- **Written request**
Leave out all pictures. Return exactly the lines from the top of the material through the line containing "const seriesNames = ['소비자물가', '식료품".

---+---

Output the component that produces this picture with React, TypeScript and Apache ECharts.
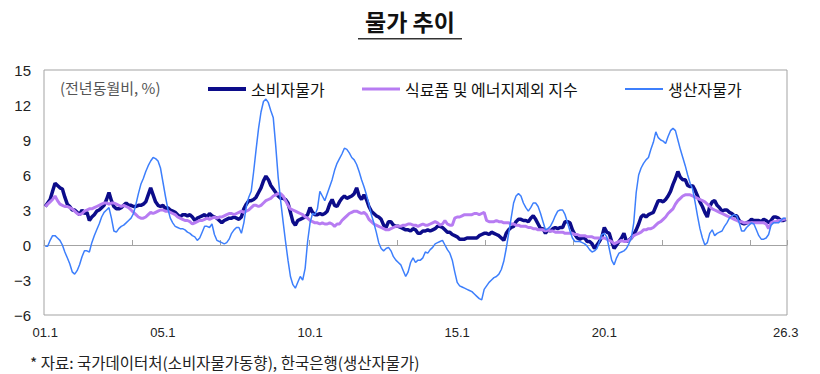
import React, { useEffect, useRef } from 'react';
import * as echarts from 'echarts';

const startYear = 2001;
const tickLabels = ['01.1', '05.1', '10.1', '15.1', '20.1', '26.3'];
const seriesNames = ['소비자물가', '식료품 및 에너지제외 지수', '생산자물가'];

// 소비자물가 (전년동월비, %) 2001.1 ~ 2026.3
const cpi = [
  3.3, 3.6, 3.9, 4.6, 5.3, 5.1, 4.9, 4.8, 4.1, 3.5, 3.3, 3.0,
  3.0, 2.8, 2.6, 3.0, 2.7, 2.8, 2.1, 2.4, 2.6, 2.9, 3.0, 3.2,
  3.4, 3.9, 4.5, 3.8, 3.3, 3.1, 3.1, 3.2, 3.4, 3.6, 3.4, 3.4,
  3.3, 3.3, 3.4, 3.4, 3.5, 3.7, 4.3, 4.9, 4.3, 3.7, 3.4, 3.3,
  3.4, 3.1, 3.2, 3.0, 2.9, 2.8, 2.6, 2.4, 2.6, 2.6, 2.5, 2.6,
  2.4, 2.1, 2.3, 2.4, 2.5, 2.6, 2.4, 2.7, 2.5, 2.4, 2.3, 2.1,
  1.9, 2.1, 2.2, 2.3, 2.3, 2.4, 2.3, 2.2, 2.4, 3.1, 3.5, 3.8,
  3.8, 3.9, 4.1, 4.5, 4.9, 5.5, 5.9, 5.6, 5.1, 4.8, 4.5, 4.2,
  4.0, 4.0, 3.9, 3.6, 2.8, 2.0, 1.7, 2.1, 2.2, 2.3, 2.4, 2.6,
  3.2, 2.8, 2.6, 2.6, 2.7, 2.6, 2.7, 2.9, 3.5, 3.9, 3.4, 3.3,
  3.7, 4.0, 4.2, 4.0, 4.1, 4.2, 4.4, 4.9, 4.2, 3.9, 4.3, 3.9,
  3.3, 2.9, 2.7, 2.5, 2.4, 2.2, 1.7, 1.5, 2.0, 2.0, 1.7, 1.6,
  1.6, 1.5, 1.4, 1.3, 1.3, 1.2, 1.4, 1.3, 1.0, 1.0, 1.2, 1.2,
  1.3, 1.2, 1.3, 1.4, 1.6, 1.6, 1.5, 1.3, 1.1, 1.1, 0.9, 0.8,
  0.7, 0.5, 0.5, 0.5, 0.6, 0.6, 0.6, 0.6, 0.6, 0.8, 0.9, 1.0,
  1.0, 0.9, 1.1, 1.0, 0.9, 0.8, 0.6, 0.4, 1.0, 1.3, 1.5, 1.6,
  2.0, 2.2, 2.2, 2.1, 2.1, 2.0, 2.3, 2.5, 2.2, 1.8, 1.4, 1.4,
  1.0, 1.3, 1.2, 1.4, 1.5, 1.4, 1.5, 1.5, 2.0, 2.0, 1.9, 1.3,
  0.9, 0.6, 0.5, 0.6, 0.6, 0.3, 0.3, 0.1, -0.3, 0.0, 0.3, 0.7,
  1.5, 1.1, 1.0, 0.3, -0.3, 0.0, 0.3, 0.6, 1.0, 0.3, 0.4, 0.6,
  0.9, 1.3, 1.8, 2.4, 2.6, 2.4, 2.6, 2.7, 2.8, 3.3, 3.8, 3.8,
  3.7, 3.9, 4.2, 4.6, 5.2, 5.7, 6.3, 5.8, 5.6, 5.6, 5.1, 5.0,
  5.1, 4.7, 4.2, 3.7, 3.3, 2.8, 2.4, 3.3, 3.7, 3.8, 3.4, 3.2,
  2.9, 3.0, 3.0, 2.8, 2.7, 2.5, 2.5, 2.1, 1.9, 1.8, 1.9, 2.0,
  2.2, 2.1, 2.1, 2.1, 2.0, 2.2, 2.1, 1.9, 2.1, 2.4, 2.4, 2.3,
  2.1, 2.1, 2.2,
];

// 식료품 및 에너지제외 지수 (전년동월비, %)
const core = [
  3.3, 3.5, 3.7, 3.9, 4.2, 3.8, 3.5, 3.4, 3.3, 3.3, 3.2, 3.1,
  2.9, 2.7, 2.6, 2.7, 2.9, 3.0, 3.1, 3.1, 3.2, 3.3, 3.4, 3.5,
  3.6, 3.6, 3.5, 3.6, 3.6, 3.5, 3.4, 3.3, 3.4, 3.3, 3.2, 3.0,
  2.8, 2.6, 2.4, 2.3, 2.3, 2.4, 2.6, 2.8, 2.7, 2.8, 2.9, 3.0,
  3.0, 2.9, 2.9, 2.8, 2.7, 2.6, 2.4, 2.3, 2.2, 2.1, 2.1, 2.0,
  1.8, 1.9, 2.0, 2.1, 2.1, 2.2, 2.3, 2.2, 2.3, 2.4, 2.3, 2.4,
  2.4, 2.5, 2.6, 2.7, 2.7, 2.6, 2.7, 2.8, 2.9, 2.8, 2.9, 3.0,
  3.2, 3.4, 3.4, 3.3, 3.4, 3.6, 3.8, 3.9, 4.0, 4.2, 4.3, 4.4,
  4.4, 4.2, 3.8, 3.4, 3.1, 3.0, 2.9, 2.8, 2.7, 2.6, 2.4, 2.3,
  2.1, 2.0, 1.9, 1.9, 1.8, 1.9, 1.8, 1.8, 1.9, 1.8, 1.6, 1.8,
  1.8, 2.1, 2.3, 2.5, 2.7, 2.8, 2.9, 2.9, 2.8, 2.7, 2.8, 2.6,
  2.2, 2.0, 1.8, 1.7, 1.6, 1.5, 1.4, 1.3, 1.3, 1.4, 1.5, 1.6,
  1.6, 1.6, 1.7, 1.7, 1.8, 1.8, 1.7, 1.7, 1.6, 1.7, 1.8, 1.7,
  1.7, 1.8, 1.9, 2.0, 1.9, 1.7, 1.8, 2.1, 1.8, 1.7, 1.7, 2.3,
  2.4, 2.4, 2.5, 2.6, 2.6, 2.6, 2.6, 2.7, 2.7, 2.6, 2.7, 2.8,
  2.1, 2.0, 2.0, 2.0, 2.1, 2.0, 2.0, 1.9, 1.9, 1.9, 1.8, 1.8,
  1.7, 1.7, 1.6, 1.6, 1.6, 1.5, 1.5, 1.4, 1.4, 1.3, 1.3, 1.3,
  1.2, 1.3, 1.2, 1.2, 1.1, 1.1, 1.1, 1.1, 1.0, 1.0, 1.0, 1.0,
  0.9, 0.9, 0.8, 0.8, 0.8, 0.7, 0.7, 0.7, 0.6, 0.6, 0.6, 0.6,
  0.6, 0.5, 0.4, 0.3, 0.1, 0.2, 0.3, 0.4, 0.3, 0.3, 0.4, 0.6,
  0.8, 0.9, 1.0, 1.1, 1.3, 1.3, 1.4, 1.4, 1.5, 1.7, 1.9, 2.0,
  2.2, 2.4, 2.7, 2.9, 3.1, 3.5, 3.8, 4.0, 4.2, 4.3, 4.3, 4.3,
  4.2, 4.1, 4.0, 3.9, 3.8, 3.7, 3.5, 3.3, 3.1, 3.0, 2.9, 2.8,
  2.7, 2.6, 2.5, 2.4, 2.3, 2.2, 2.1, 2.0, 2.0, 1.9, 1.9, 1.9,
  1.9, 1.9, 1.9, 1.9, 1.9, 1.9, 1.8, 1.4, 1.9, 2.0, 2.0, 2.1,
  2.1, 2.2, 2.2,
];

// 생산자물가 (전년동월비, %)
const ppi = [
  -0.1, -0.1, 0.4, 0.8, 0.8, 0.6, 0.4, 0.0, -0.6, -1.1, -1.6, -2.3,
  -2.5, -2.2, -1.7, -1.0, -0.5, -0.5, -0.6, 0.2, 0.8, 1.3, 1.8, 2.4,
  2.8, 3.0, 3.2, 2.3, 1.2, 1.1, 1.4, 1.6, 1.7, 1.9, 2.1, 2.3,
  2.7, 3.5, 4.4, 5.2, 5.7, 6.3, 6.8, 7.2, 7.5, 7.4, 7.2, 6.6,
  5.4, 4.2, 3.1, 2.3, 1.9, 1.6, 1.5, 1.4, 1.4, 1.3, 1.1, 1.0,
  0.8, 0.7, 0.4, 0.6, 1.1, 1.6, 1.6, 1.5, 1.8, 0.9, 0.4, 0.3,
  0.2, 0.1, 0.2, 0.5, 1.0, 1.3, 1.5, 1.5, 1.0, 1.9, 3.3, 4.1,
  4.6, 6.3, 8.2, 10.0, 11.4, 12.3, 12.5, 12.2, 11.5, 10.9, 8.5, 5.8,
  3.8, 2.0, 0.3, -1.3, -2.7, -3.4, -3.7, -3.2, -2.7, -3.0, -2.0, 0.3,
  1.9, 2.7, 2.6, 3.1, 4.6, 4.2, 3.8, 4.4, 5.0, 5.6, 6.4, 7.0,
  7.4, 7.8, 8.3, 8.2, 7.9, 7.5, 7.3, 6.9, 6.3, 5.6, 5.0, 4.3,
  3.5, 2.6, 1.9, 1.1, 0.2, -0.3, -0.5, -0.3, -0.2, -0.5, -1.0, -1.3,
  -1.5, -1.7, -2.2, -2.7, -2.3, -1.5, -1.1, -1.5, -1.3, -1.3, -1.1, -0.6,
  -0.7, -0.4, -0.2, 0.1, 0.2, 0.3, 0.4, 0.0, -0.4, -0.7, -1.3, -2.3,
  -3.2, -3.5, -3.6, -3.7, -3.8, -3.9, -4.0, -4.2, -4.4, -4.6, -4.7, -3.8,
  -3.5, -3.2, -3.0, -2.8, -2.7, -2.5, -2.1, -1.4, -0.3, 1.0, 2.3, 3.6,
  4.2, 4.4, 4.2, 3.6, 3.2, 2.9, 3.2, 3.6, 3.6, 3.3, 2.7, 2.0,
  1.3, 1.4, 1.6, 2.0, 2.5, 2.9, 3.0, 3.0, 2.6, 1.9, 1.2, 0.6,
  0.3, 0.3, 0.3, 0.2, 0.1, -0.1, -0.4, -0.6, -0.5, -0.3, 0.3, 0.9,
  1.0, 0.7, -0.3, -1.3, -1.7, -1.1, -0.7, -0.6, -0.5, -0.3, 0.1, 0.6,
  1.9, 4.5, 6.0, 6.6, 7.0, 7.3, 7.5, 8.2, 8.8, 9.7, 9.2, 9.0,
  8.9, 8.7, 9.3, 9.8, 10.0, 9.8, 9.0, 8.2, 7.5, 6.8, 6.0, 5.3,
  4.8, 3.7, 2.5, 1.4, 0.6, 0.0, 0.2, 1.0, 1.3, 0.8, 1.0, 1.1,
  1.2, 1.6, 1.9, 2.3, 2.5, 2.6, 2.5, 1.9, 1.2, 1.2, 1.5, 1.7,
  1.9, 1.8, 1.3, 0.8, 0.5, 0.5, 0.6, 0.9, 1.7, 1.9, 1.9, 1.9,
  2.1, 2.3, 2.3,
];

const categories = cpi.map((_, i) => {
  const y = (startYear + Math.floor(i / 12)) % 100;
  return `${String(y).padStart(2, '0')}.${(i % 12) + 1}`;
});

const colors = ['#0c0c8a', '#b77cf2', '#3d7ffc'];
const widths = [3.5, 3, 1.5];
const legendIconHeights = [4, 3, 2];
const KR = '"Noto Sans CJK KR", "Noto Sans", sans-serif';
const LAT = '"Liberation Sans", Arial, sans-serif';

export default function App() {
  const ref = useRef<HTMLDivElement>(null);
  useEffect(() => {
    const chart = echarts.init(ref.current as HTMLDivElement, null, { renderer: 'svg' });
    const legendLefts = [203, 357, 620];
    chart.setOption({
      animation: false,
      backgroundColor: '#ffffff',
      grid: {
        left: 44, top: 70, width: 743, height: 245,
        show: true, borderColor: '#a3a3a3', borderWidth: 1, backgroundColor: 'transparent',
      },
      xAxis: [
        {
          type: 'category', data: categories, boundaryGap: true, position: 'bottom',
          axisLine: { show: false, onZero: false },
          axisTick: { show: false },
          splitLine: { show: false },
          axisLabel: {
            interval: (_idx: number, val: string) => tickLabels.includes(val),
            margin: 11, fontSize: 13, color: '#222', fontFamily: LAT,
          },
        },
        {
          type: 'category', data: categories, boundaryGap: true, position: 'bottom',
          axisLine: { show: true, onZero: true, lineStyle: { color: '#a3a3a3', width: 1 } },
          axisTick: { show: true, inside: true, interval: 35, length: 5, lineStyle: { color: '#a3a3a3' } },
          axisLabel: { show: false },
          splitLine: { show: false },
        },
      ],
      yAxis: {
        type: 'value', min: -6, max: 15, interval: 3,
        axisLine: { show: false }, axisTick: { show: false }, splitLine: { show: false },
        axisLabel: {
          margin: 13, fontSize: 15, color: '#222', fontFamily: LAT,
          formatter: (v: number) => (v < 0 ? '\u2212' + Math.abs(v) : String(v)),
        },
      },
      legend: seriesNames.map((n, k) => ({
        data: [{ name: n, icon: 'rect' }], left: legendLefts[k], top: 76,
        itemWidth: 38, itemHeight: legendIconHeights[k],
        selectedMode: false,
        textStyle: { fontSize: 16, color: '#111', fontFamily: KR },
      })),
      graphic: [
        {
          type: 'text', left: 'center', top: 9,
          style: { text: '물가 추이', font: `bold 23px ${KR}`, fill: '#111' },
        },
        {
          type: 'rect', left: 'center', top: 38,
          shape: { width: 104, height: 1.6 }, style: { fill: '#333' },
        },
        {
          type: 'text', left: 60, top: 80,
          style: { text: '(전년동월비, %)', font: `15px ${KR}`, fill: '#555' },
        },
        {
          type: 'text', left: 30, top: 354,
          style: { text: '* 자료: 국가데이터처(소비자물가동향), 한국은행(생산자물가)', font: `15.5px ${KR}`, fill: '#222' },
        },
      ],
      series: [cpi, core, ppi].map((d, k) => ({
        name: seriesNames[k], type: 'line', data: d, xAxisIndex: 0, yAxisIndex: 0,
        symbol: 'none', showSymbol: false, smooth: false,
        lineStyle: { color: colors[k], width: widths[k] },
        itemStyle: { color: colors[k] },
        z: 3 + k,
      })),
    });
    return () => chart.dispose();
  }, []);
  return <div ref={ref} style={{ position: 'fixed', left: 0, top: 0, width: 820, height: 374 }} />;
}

---+---

- **Solution to this task**
Output the component that produces this picture with React, TypeScript and Apache ECharts.
import React, { useEffect, useRef } from 'react';
import * as echarts from 'echarts';

const startYear = 2001;
const tickLabels = ['01.1', '05.1', '10.1', '15.1', '20.1', '26.3'];
const seriesNames = ['소비자물가', '식료품 및 에너지제외 지수', '생산자물가'];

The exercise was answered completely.